Home Sales 'Are Bottoming Out' as Slide Extends 12 Months
The median existing single-family home price was $363,100 in January, up 0.7% from a year earlier.
Existing home sales fell for the 12th month in a row in January, while prices have softened, the National Association of Realtors reported Tuesday.
NAR found single-family homes, townhomes, condominiums and co-ops sold at a seasonally adjusted annual rate (SAAR) of 4.0 million in January, down 37% from a year earlier and down 0.7% from December.
However, the December-to-January declines in existing home sales were confined to the East and Midwest, while sales rose for the month in the West and South. Also, the Mortgage Bankers Association reported Feb. 17 that new home sales, while down from a year ago, rose from December.
On Jan. 27, the Realtors reported that pending home sales rose in December for the first time since May 2022 — following six consecutive months of declines in the measure. At the time, NAR Chief Economist Lawrence Yun said it indicated home sales had likely hit their low and were on their way up.
“Home sales are bottoming out,” Yun said Tuesday. “Prices vary depending on a market’s affordability, with lower-priced regions witnessing modest growth and more expensive regions experiencing declines.”
NAFCU Chief Economist Curt Long said homebuilders and real estate agents observed higher traffic during January as a drop in mortgage rates brought buyers off the sidelines.
“But sales nevertheless sunk to a post-financial crisis low due to constrained supply,” Long said. “NAFCU expects stable sales volume in 2023, with any rate volatility simply impacting price growth.”
NAR found half of existing-home prices were $359,000 or more in January, up 1.3% from January 2022. The median existing single-family home price was $363,100 in January, up 0.7% from a year earlier.
The inventory of unsold existing homes grew from the prior month to 980,000 at the end of January, or the equivalent of 2.9 months’ supply at the current monthly sales pace, unchanged from December but up from 1.6 months in January 2022.
“Inventory remains low, but buyers are beginning to have better negotiating power,” Yun said. “Homes sitting on the market for more than 60 days can be purchased for around 10% less than the original list price.”
First-time buyers were responsible for 31% of sales in January, identical to December but up from 27% in January 2022. NAR’s 2022 Profile of Home Buyers and Sellers released last November found that the annual share of first-time buyers was 26%, the lowest since NAR began tracking the data.
Individual investors or second-home buyers, who make up many cash sales, purchased 16% of homes in January, unchanged from December but down from 22% in January 2022.
According to Freddie Mac, the 30-year fixed-rate mortgage was 6.32% as of Feb. 16. That’s up from 6.12% from the previous week and 3.92% a year ago.
The Mortgage Bankers Association reported Feb. 17 that single-family home sales were running at a seasonally adjusted annual rate of 725,000 homes in January 2023, down 12% from a year ago but up 13% from the December SAAR of 641,000 homes.
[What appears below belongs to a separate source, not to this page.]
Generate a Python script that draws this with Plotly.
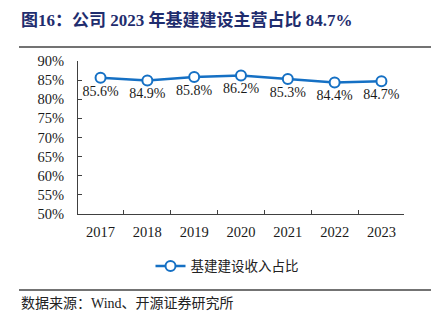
import plotly.graph_objects as go

years = ["2017", "2018", "2019", "2020", "2021", "2022", "2023"]
share = [85.6, 84.9, 85.8, 86.2, 85.3, 84.4, 84.7]
labels = ["85.6%", "84.9%", "85.8%", "86.2%", "85.3%", "84.4%", "84.7%"]
series_name = "基建建设收入占比"
title_text = "图16：公司 2023 年基建建设主营占比 84.7%"
source_text = "数据来源：Wind、开源证券研究所"
y_ticks = [50, 55, 60, 65, 70, 75, 80, 85, 90]

serif = "Liberation Serif, Times New Roman, Noto Sans CJK SC, serif"
blue = "#1570C4"
axis_col = "#404040"

fig = go.Figure()
fig.add_trace(go.Scatter(
    x=years, y=share, name=series_name,
    mode="lines+markers+text",
    text=labels, textposition="bottom center",
    textfont=dict(family=serif, size=14, color="#1a1a1a"),
    line=dict(color=blue, width=2.5),
    marker=dict(symbol="circle", size=10, color="white",
                line=dict(color=blue, width=2)),
))

fig.update_layout(
    width=436, height=322,
    margin=dict(l=78, r=32, t=61, b=108),
    paper_bgcolor="white", plot_bgcolor="white",
    showlegend=True,
    legend=dict(orientation="h", x=(227-78)/326, xanchor="center", y=-0.24, yanchor="top",
                font=dict(family="Noto Sans CJK SC", size=13.5, color="#222"),
                itemwidth=30),
    font=dict(family=serif, size=14, color="#1a1a1a"),
)
fig.update_xaxes(
    type="category", showline=True, linecolor=axis_col, linewidth=1,
    ticks="inside", ticklen=4, tickcolor=axis_col, tickson="boundaries",
    showgrid=False, tickfont=dict(family=serif, size=14.5, color="#1a1a1a"),
    ticklabelstandoff=5,
)
fig.update_yaxes(
    range=[50, 90], tickvals=y_ticks, ticktext=[f"{v}%" for v in y_ticks],
    showline=True, linecolor=axis_col, linewidth=1,
    ticks="inside", ticklen=4, tickcolor=axis_col,
    showgrid=False, zeroline=False, ticklabelstandoff=10,
    tickfont=dict(family=serif, size=14.5, color="#1a1a1a"),
)

fig.add_annotation(text=f"<b>{title_text}</b>", xref="paper", yref="paper",
                   x=-78/326, xanchor="left", y=(214-20)/153, yanchor="middle",
                   showarrow=False, xshift=19,
                   font=dict(family="Liberation Serif, Noto Sans CJK SC, serif", size=17, color="#1F2D6E"))
fig.add_annotation(text=source_text, xref="paper", yref="paper",
                   x=-78/326, xanchor="left", y=-(303-214)/153, yanchor="middle",
                   showarrow=False, xshift=19,
                   font=dict(family="Liberation Serif, Noto Sans CJK SC, serif", size=14, color="#222"))
# horizontal rules
fig.add_shape(type="line", xref="paper", yref="paper",
              x0=(19-78)/326, x1=(431-78)/326, y0=(214-47)/153, y1=(214-47)/153,
              line=dict(color="#444", width=1.5))
fig.add_shape(type="line", xref="paper", yref="paper",
              x0=(19-78)/326, x1=(431-78)/326, y0=-(290-214)/153, y1=-(290-214)/153,
              line=dict(color="#444", width=1.5))

fig.write_html("out.html")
The average loan size of new homes increased from $399,555 in December to $401,631 in January.
Joel Kan, the MBA’s deputy chief economist, said home builders have reported improved sentiment in the last two months, but Census data on new residential construction for January showed that single-family housing starts and permitting activity have not picked up yet.
“Additionally, home buyers remain sensitive to mortgage rates, which have trended higher in recent weeks and could delay a potential turning point in the housing market,” Kan said.
The average loan size of new homes increased from $399,555 in December to $401,631 in January.
The MBA said it expects first-quarter mortgage originations to be $333 billion, down 52% from a year earlier, according to its Jan. 19 forecast.
The MBA estimated that the seasonally adjusted delinquency rate from residential mortgages was 3.96% on Dec. 31, down 69 basis points from a year earlier but up 51 bps from Sept. 30. It said the delinquency rate remained low, but rose in part because of a weaker economy and inflation.
Auction.com, a distressed real estate marketplace based in Irvine, Calif., forecast Monday that foreclosure volume would rise 24% from 84,000 in 2022 to 104,000 in 2023 — still about half of the pre-pandemic level of 206,000 in 2019.
Daren Blomquist, vice president of market economics at Auction.com, said that even after the 24% rise this year, the volume of foreclosure auctions would still be about half of their 2019 levels. “As pandemic-era foreclosure protections gradually phased out in 2022, we saw a slowly rising tide of completed foreclosure auctions, not a massive tsunami that some might have feared,” he said.